Selma Elloumi ressuscite la Pravda pour les beaux yeux de Béji Caïd Essebsi
C’est un des très rares acquis depuis la révolution et il est en voie d’être menacé par le comportement anachronique, immature et irresponsable de la nouvelle cheffe de cabinet du président de la République Selma Elloumi. L’acquis en question est la liberté d’expression et la menace réside en ces pages et ces sites web anonymes qu’elle fait diriger via quelques uns de ses conseillers.
Ces pages Facebook et sites internet ont été créés entre les années 2012 et 2014 et servaient à appuyer la candidature de Béji Caïd Essebsi et Nidaa Tounes. Ils ont été plus ou moins mis en veilleuse à partir de 2015 sauf pour redorer le blason de Selma Elloumi, à l’époque ministre du Tourisme.
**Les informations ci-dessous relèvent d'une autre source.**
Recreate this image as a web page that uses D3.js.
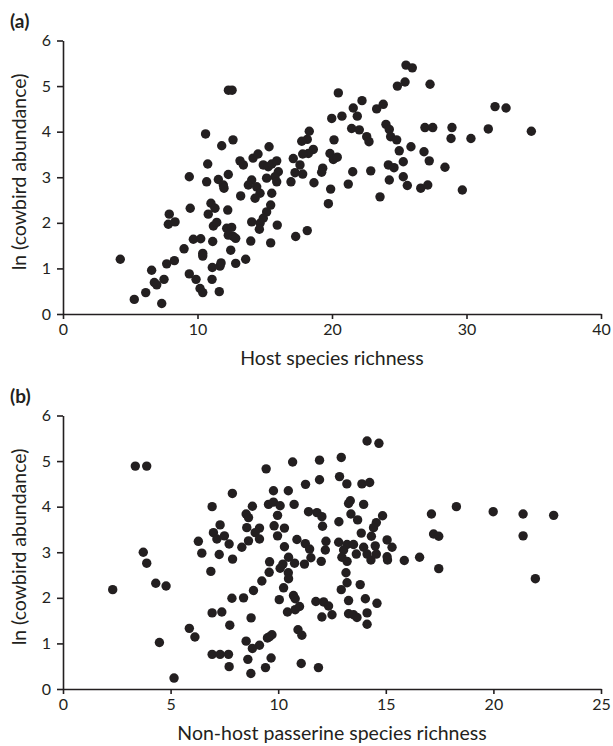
<!DOCTYPE html>
<html>
<head>
<meta charset="utf-8">
<script src="https://cdn.jsdelivr.net/npm/d3@7"></script>
<style>
  body { margin: 0; background: #fff; }
  svg { display: block; }
  .axis path, .axis line { stroke: #231f20; stroke-width: 1.6px; }
  .axis text { font-family: Lato, "Open Sans", sans-serif; font-size: 16px; fill: #231f20; }
  .title { font-family: Lato, "Open Sans", sans-serif; font-size: 19.5px; fill: #231f20; }
  .panel { font-family: Lato, "Open Sans", sans-serif; font-size: 19px; font-weight: bold; fill: #231f20; }
</style>
</head>
<body>
<div id="chart"></div>
<script>
// Panel (a): host species richness vs ln(cowbird abundance)
var hostX = [11.8, 12.64, 15.32, 17.12, 17.25, 10.76, 13.16, 13.41, 14.13, 14.5,
  14.89, 15.26, 15.52, 15.89, 16.01, 15.76, 15.89, 15.14, 9.39, 10.68,
  11.55, 11.92, 11.97, 12.29, 14.03, 13.78, 14.4, 14.65, 14.28, 13.21,
  15.52, 16.95, 7.9, 7.83, 8.33, 9.46, 11.0, 10.8, 11.3, 11.18,
  11.43, 12.25, 15.44, 15.14, 14.89, 14.65, 14.6, 14.03, 15.93, 12.17,
  12.54, 12.29, 12.66, 12.84, 9.69, 10.24, 11.13, 13.96, 15.44, 17.3,
  18.16, 9.0, 10.39, 10.39, 12.47, 4.26, 7.71, 8.28, 6.59, 11.1,
  11.67, 11.75, 12.84, 13.58, 9.39, 9.89, 6.79, 6.97, 7.51, 11.08,
  10.19, 10.39, 11.62, 6.15, 5.3, 7.34, 25.5, 25.97, 25.43, 24.86,
  27.29, 20.47, 22.23, 21.58, 21.88, 23.32, 23.81, 32.12, 32.94, 19.98,
  20.74, 24.01, 24.26, 26.91, 27.49, 28.92, 31.62, 34.82, 18.31, 18.16,
  17.75, 21.46, 22.03, 22.58, 22.75, 24.36, 24.81, 28.85, 30.33, 20.15,
  25.0, 25.87, 26.84, 27.23, 18.61, 18.24, 17.82, 19.85, 20.1, 20.39,
  17.62, 17.82, 19.31, 19.23, 21.54, 22.88, 24.19, 24.61, 25.3, 28.4,
  18.66, 19.9, 21.21, 24.26, 25.3, 25.6, 26.6, 27.12, 29.69, 19.73,
  23.57, 12.3, 12.57, 10.6];
var hostY = [3.69, 3.82, 3.67, 3.41, 3.1, 3.29, 3.36, 3.27, 3.42, 3.51,
  3.27, 3.23, 3.29, 3.36, 3.12, 3.01, 2.9, 2.98, 3.01, 2.9,
  2.95, 2.83, 2.76, 3.06, 2.94, 2.83, 2.79, 2.65, 2.54, 2.59,
  2.65, 2.9, 2.19, 1.97, 2.02, 2.32, 2.43, 2.19, 2.32, 1.93,
  2.01, 2.28, 2.39, 2.24, 2.1, 1.99, 1.86, 2.02, 1.95, 1.88,
  1.9, 1.73, 1.7, 1.66, 1.64, 1.65, 1.59, 1.6, 1.56, 1.7,
  1.83, 1.43, 1.33, 1.27, 1.4, 1.2, 1.1, 1.17, 0.96, 1.02,
  1.05, 1.12, 1.11, 1.2, 0.88, 0.76, 0.69, 0.64, 0.76, 0.76,
  0.56, 0.47, 0.49, 0.47, 0.32, 0.23, 5.46, 5.4, 5.09, 5.0,
  5.04, 4.85, 4.68, 4.52, 4.34, 4.5, 4.6, 4.55, 4.52, 4.29,
  4.34, 4.16, 4.05, 4.09, 4.09, 4.09, 4.06, 4.01, 4.01, 3.83,
  3.79, 4.07, 4.04, 3.89, 3.78, 3.89, 3.82, 3.85, 3.85, 3.82,
  3.58, 3.67, 3.56, 3.36, 3.61, 3.52, 3.51, 3.52, 3.39, 3.44,
  3.27, 3.07, 3.2, 3.11, 3.12, 3.14, 3.27, 3.21, 3.34, 3.22,
  2.88, 2.74, 2.85, 2.94, 3.01, 2.82, 2.76, 2.83, 2.72, 2.42,
  2.57, 4.91, 4.91, 3.95];

// Panel (b): non-host passerine species richness vs ln(cowbird abundance)
var nonHostX = [3.36, 3.89, 9.44, 10.67, 11.92, 7.87, 9.78, 10.47, 11.27, 11.92,
  6.93, 8.8, 9.55, 9.78, 10.09, 10.74, 8.51, 8.62, 9.97, 11.41,
  11.8, 12.03, 7.3, 8.54, 9.13, 9.81, 10.29, 12.06, 6.99, 7.15,
  7.5, 6.29, 6.45, 7.72, 7.26, 7.88, 8.62, 8.93, 9.13, 8.31,
  9.97, 10.29, 9.6, 10.48, 10.76, 10.87, 11.26, 11.46, 11.52, 11.22,
  12.22, 12.19, 12.0, 6.87, 10.22, 10.09, 10.47, 10.48, 9.58, 9.24,
  8.85, 10.25, 7.85, 8.39, 10.05, 10.71, 10.79, 11.75, 2.31, 3.73,
  3.89, 4.31, 4.79, 6.93, 7.38, 10.43, 10.79, 10.99, 8.74, 7.75,
  12.03, 5.87, 6.13, 10.92, 11.1, 9.71, 9.5, 9.6, 9.13, 8.51,
  8.8, 4.48, 6.93, 7.3, 7.69, 7.72, 8.59, 9.67, 8.73, 9.41,
  11.07, 11.87, 5.16, 14.13, 14.68, 12.93, 12.85, 13.19, 13.89, 14.25,
  13.35, 13.27, 13.97, 12.82, 13.38, 13.69, 14.85, 14.56, 14.43, 17.12,
  18.28, 19.99, 21.38, 22.8, 13.86, 14.33, 17.22, 17.46, 21.38, 21.95,
  17.46, 12.81, 13.2, 13.04, 12.96, 13.2, 13.5, 13.63, 13.97, 14.13,
  14.31, 14.51, 14.56, 15.06, 15.29, 15.06, 15.08, 15.86, 16.57, 13.15,
  13.2, 12.93, 13.81, 12.11, 12.34, 12.5, 13.27, 14.05, 14.59, 13.27,
  13.5, 13.66, 14.13, 14.13];
var nonHostY = [4.89, 4.89, 4.83, 4.98, 5.02, 4.29, 4.35, 4.35, 4.49, 4.59,
  4.0, 4.01, 4.05, 4.1, 4.02, 4.05, 3.84, 3.76, 3.81, 3.89,
  3.87, 3.78, 3.6, 3.54, 3.53, 3.58, 3.53, 3.57, 3.43, 3.29,
  3.36, 3.24, 2.98, 3.18, 2.95, 2.85, 3.25, 3.43, 3.29, 3.11,
  3.36, 3.12, 2.79, 2.89, 2.76, 3.28, 3.19, 3.07, 2.88, 2.74,
  3.24, 3.05, 2.8, 2.58, 2.74, 2.65, 2.55, 2.42, 2.56, 2.37,
  2.16, 2.22, 1.99, 2.0, 1.96, 2.05, 1.98, 1.92, 2.18, 3.0,
  2.76, 2.32, 2.26, 1.67, 1.69, 1.69, 1.74, 1.81, 1.56, 1.4,
  1.58, 1.33, 1.14, 1.3, 1.18, 1.19, 1.12, 1.15, 0.96, 1.05,
  0.89, 1.02, 0.76, 0.76, 0.76, 0.49, 0.65, 0.68, 0.34, 0.47,
  0.56, 0.47, 0.24, 5.44, 5.39, 5.08, 4.66, 4.5, 4.5, 4.53,
  4.13, 4.07, 4.05, 3.67, 3.84, 3.71, 3.8, 3.65, 3.54, 3.84,
  4.0, 3.89, 3.84, 3.81, 3.42, 3.35, 3.4, 3.35, 3.36, 2.42,
  2.64, 3.22, 3.17, 3.05, 2.89, 2.8, 3.17, 2.96, 3.11, 2.96,
  2.83, 3.14, 2.96, 3.27, 3.11, 2.9, 2.83, 2.82, 2.89, 2.55,
  2.33, 2.18, 2.29, 1.91, 1.82, 1.63, 1.94, 1.98, 1.88, 1.65,
  1.63, 1.57, 1.67, 1.42];

var hostTicks = [0, 10, 20, 30, 40],
    nonHostTicks = [0, 5, 10, 15, 20, 25],
    yTicks = [0, 1, 2, 3, 4, 5, 6];

var width = 613, height = 746,
    dotColor = '#231f20';

var svg = d3.select('#chart').append('svg')
  .attr('width', width)
  .attr('height', height);

function drawPanel(opts) {
  var x = d3.scaleLinear().domain([0, opts.xMax]).range([63, 601]),
      y = d3.scaleLinear().domain([0, 6]).range([opts.bottom, opts.bottom - 273.5]),
      g = svg.append('g');

  // dots first, axes on top
  g.selectAll('circle')
    .data(d3.zip(opts.xs, opts.ys))
  .enter().append('circle')
    .attr('cx', function(d) { return x(d[0]); })
    .attr('cy', function(d) { return y(d[1]); })
    .attr('r', 4.7)
    .style('fill', dotColor);

  g.append('g')
    .attr('class', 'axis')
    .attr('transform', 'translate(0,' + opts.bottom + ')')
    .call(d3.axisBottom(x).tickValues(opts.ticks).tickFormat(d3.format('d'))
      .tickSize(5).tickSizeOuter(0).tickPadding(4))
    .selectAll('text').attr('dy', '0.75em');

  g.append('g')
    .attr('class', 'axis')
    .attr('transform', 'translate(63,0)')
    .call(d3.axisLeft(y).tickValues(yTicks).tickFormat(d3.format('d'))
      .tickSize(6).tickSizeOuter(0).tickPadding(6));

  g.append('text')
    .attr('class', 'title')
    .attr('x', 332)
    .attr('y', opts.bottom + 51)
    .attr('text-anchor', 'middle')
    .text(opts.xTitle);

  g.append('text')
    .attr('class', 'title')
    .attr('transform', 'translate(26,' + (opts.bottom - 142) + ') rotate(-90)')
    .attr('text-anchor', 'middle')
    .text('ln (cowbird abundance)');

  g.append('text')
    .attr('class', 'panel')
    .attr('x', 10)
    .attr('y', opts.bottom - 286)
    .text(opts.label);
}

drawPanel({ xs: hostX, ys: hostY, xMax: 40, ticks: hostTicks, bottom: 314,
  xTitle: 'Host species richness', label: '(a)' });
drawPanel({ xs: nonHostX, ys: nonHostY, xMax: 25, ticks: nonHostTicks, bottom: 689,
  xTitle: 'Non-host passerine species richness', label: '(b)' });
</script>
</body>
</html>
Pas toujours, car parfois ces pages et ces sites anonymes peuvent être utilisés pour attaquer et dénigrer quelques opposants politiques ou certains médias « coupables » de chercher un peu trop de poux dans les cheveux de madame la ministre.
Nommée fin octobre au palais de Carthage, Selma Elloumi a rapidement ramené avec elle ses poulains, gestionnaires de pages. Ils ont été officiellement nommés conseillers au palais et leur mission réelle était assez énigmatique.
Ce que l’on sait déjà, c’est que dans les coulisses, les conseillers en question, tout comme leur supérieure, alternent les menaces à peine voilées et les reproches aux journalistes et leurs proches qui osent évoquer le sujet. Cela peut monter jusqu’aux dirigeants de médias, voire les actionnaires eux-mêmes.
Vendredi 28 décembre 2018, on découvre la mission attribuée par Selma Elloumi à ses protégés : jouer de la brosse à reluire pour le président de la République. La méthode a beau être éculée et balayée depuis des décennies dans les pays développés, Mme la cheffe de cabinet ne semble pas le savoir. Son idée du journalisme est restée figée dans les années 1970.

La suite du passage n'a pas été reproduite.